| DATASET CONTENT |
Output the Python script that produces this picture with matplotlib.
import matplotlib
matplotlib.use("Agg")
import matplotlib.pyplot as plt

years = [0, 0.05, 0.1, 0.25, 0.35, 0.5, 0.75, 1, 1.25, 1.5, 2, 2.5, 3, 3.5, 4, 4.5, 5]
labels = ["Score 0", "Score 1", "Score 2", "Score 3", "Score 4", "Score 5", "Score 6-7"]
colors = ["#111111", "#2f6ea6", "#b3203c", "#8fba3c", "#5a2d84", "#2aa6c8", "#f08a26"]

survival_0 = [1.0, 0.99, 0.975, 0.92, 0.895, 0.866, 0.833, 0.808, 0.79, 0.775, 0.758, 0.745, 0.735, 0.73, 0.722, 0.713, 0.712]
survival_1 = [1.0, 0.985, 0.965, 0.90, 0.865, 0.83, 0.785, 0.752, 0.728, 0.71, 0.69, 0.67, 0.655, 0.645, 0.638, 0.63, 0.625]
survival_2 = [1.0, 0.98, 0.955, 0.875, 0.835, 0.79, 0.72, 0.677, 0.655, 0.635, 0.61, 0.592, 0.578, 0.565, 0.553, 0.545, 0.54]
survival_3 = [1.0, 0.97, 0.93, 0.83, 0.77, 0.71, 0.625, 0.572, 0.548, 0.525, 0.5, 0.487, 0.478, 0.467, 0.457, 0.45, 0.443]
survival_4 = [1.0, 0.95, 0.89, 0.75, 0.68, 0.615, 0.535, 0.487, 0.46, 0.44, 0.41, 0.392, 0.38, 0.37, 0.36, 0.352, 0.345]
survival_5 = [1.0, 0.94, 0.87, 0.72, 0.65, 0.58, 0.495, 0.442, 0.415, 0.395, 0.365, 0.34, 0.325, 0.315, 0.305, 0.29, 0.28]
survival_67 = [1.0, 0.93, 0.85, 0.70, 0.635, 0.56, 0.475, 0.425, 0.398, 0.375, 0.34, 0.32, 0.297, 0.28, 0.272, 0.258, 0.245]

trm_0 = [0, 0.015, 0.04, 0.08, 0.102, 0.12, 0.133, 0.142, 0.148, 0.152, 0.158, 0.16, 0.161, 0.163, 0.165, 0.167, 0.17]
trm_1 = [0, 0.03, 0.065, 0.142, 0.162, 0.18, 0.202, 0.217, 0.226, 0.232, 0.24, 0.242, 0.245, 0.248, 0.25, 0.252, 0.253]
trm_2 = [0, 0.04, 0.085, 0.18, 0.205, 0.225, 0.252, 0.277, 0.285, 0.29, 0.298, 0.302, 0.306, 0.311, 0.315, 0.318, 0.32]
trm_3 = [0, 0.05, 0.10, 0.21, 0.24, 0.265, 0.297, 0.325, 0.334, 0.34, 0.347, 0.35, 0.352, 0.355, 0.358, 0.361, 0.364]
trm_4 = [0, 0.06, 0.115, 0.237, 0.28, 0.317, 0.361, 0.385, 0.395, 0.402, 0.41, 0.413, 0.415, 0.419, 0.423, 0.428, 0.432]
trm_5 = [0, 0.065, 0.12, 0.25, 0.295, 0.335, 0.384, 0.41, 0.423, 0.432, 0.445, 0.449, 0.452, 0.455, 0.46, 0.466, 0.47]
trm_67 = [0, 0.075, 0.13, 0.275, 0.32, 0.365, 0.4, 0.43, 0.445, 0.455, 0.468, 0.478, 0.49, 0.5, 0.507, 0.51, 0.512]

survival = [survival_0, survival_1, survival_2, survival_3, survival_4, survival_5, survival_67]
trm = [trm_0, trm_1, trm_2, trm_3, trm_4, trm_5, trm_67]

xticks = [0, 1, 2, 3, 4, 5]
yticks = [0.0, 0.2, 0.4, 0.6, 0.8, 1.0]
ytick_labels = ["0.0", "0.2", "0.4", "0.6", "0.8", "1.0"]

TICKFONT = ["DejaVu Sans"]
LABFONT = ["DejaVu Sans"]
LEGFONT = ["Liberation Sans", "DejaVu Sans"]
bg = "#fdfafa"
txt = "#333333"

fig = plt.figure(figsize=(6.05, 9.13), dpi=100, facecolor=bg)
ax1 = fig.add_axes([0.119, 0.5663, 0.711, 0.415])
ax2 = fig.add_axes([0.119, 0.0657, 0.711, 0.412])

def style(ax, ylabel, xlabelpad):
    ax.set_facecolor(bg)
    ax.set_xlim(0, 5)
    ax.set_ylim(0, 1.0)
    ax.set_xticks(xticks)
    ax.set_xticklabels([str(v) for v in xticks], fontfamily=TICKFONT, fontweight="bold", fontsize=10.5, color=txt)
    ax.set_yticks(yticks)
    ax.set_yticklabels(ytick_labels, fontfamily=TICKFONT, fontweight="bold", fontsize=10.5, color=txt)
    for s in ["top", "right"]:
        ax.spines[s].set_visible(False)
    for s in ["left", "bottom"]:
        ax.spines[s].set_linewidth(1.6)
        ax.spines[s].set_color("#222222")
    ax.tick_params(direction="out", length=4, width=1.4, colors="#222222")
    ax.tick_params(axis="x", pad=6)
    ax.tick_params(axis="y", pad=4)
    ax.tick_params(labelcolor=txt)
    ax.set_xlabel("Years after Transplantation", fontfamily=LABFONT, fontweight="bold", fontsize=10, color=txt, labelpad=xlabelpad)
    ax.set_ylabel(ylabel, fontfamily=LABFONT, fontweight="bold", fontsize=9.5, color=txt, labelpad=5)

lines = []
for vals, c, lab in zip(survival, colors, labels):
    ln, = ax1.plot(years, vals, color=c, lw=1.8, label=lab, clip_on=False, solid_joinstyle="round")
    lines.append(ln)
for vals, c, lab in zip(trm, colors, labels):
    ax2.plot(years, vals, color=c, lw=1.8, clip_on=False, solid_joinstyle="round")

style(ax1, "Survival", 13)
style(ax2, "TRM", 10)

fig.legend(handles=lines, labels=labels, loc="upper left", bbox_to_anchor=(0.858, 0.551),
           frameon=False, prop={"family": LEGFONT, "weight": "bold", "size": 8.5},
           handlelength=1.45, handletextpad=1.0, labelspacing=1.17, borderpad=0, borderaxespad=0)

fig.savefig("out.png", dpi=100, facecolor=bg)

| WHAT THIS TASK INVOLVES |
Extract every line above that contains the word "matplotlib".

| ANSWER BELOW |
Output the Python script that produces this picture with matplotlib.
import matplotlib
matplotlib.use("Agg")
import matplotlib.pyplot as plt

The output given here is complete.